Ann: But, Nick, throughout the period of 2009 to 2022, government could have borrowed at unprecedentedly negative real rates of interest. To point to just the Truss period is a little unfair. We had 13 years of exceptionally low rates.

Nick: I’m quite sure we could have borrowed a bit more during that period, but to do it on a scale of, say, 5 to 10 per cent of GDP a year would’ve raised questions about, “Well, where is the nation’s debt going?” British debt is highly trusted, and my concern is that we should keep it that way. In the end, every government has to be able to set out a credible plan around how it’s going to finance its spending. Now, it doesn’t all have to be financed out of tax; sometimes it might be financed substantially through borrowing. But the state’s got to be able to demonstrate that, over the next five years or so, it can maintain a broadly stable system of public finances. You cannot spend your way out of every problem.

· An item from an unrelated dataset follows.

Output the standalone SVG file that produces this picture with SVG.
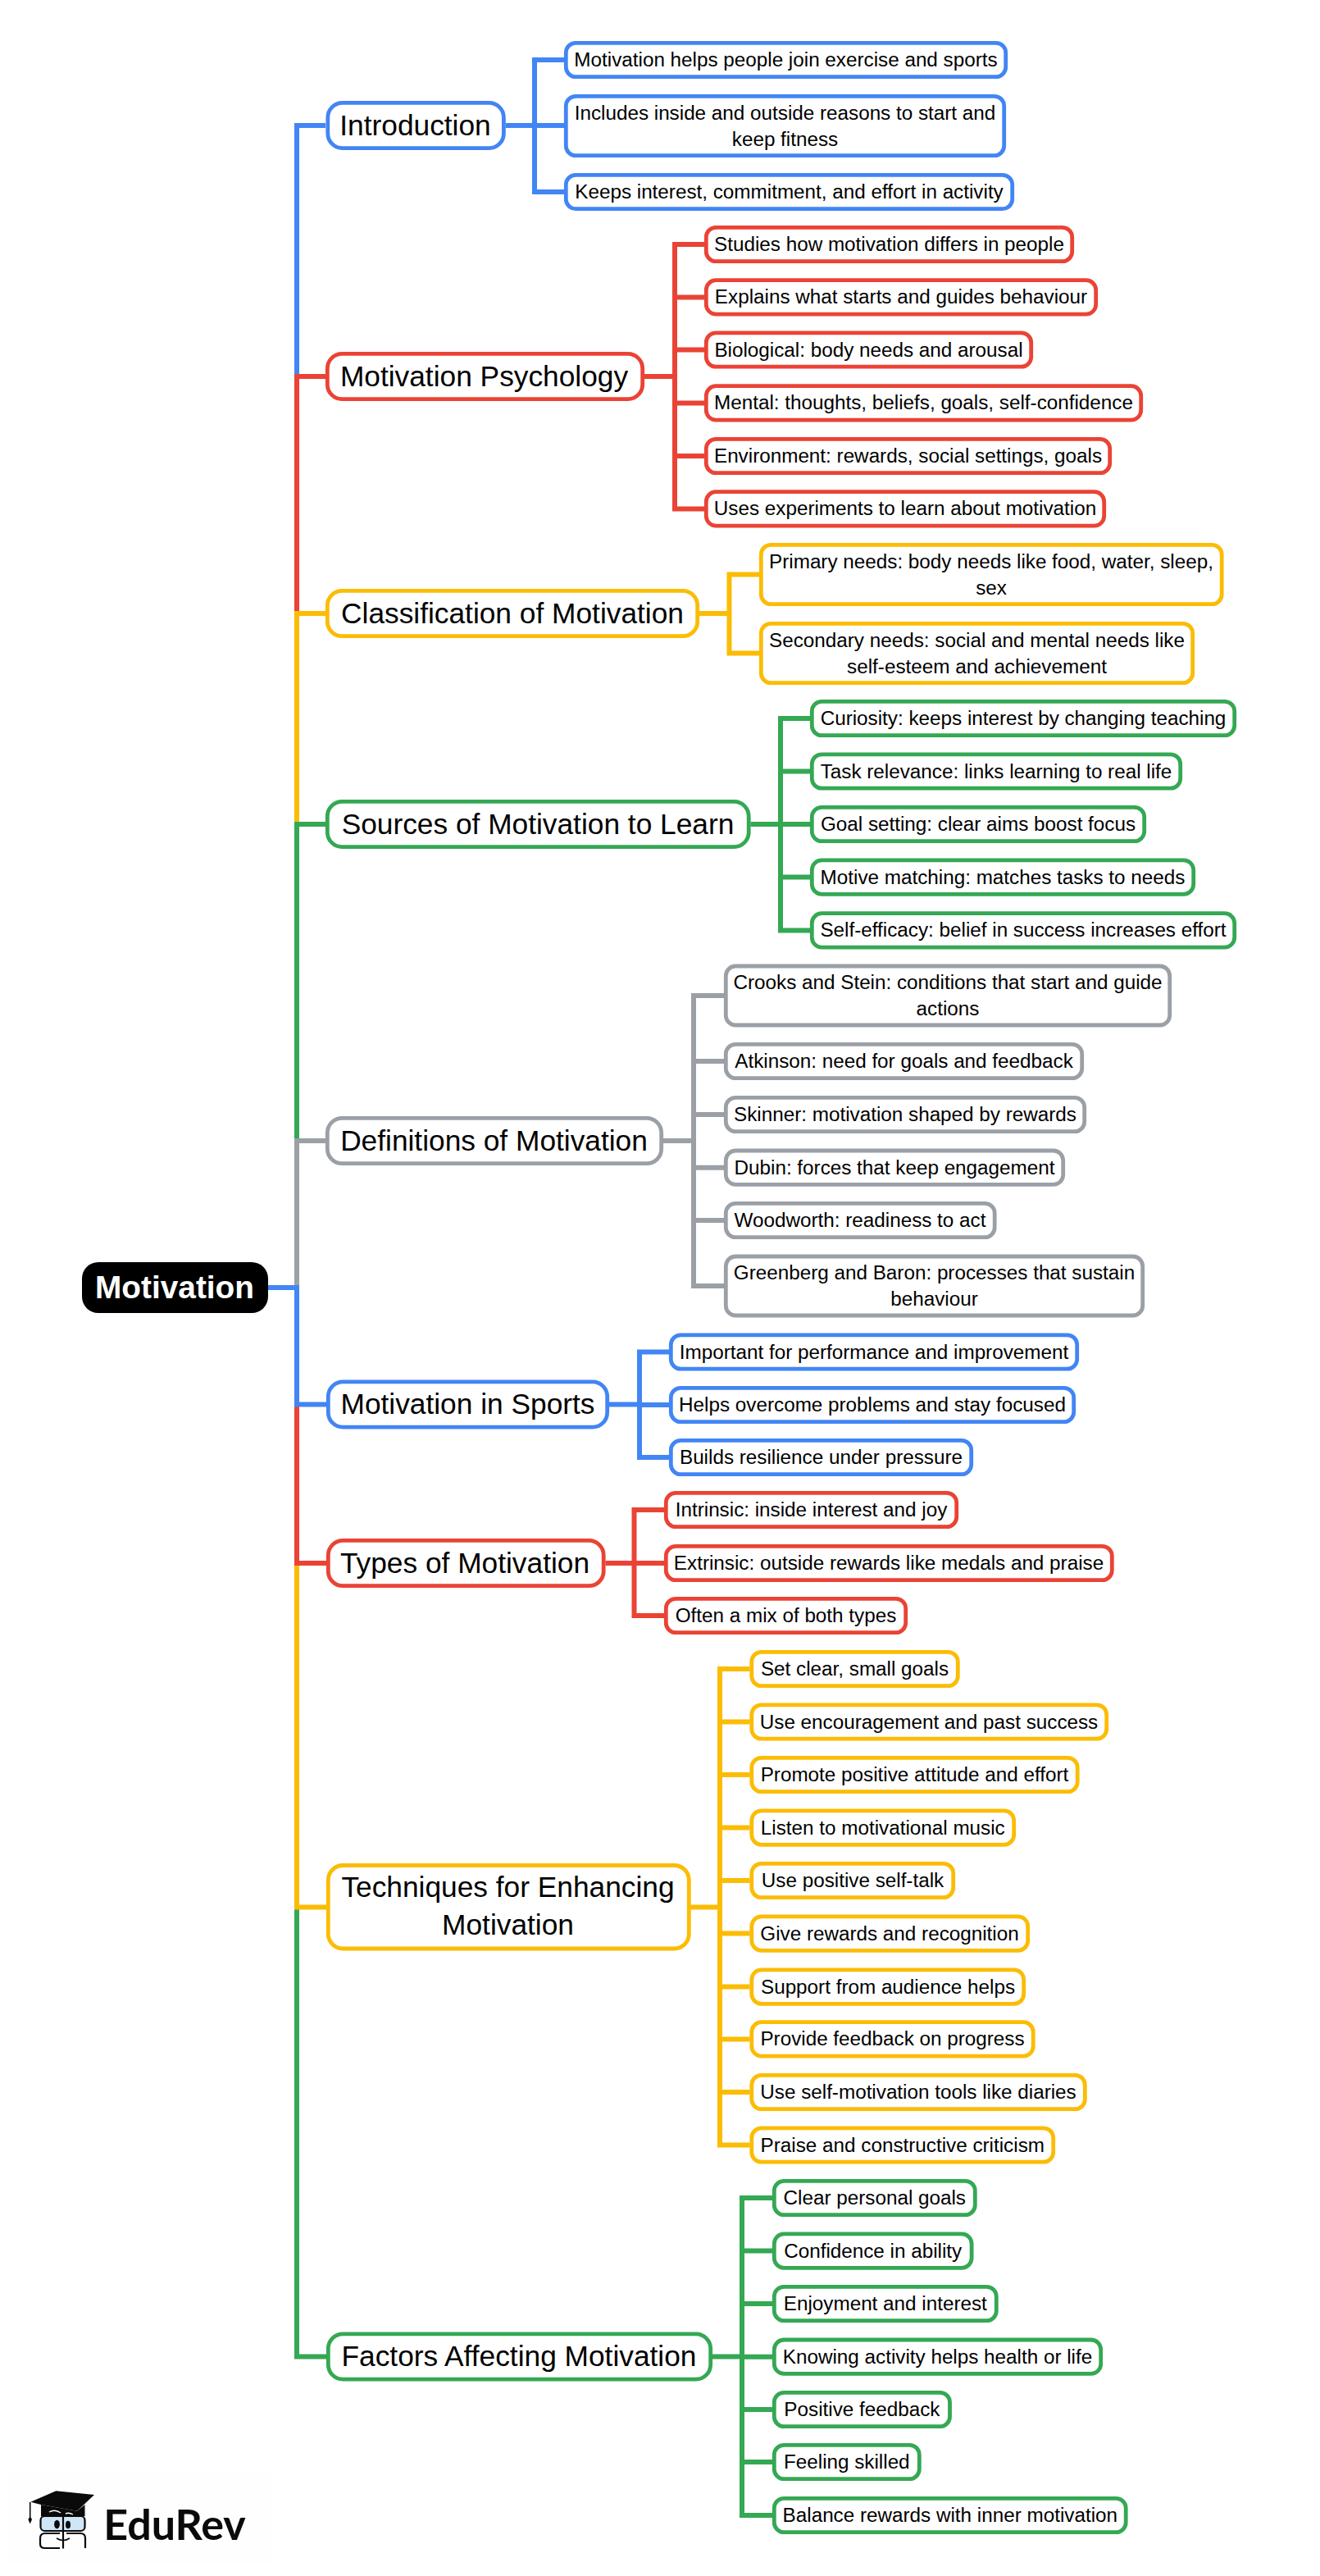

Alan: At the moment, we’re teetering on the brink of recession, if not in actual recession. We’ve got public services that are on their knees. We’ve got strikes. Everything seems as bad as it could be, really. If you were back at the Treasury now, Nick, what would you be saying to an incoming Labour government?

Nick: The first thing I think any government’s going to have to do is to sort out the strikes issue. The fact is, this government is expecting public sector workers to take a bigger real wage cut than at any point in our lifetimes. Thereafter, if recession strikes, I’d be expecting the Bank of England to use interest rate policy to support the economy in the short run. The government should continue to invest in the nation’s infrastructure. It probably is going to have to spend more in the medium term, particularly on health and social care. I would be trying to persuade the government to come up with a tax policy that can fund the extra spending.

Alan: Ann, what would your advice be?

Ann: Well, further cuts to incomes are just not sustainable in macroeconomic terms, so I think that it would be a priority to raise incomes and to balance the budget through tax revenues generated by full employment of skilled and well-paid workers.

I always love this quote from Keynes. In a debate on the radio with [economist and industrialist] Josiah Stamp he said: “You will never balance the budget through measures which reduce the national income. The chancellor would simply be chasing his own tail—or cloven hoof!” Increase the nation’s income, and you will balance the budget. That was the case in the 1920s and 1930s, and it is the case now.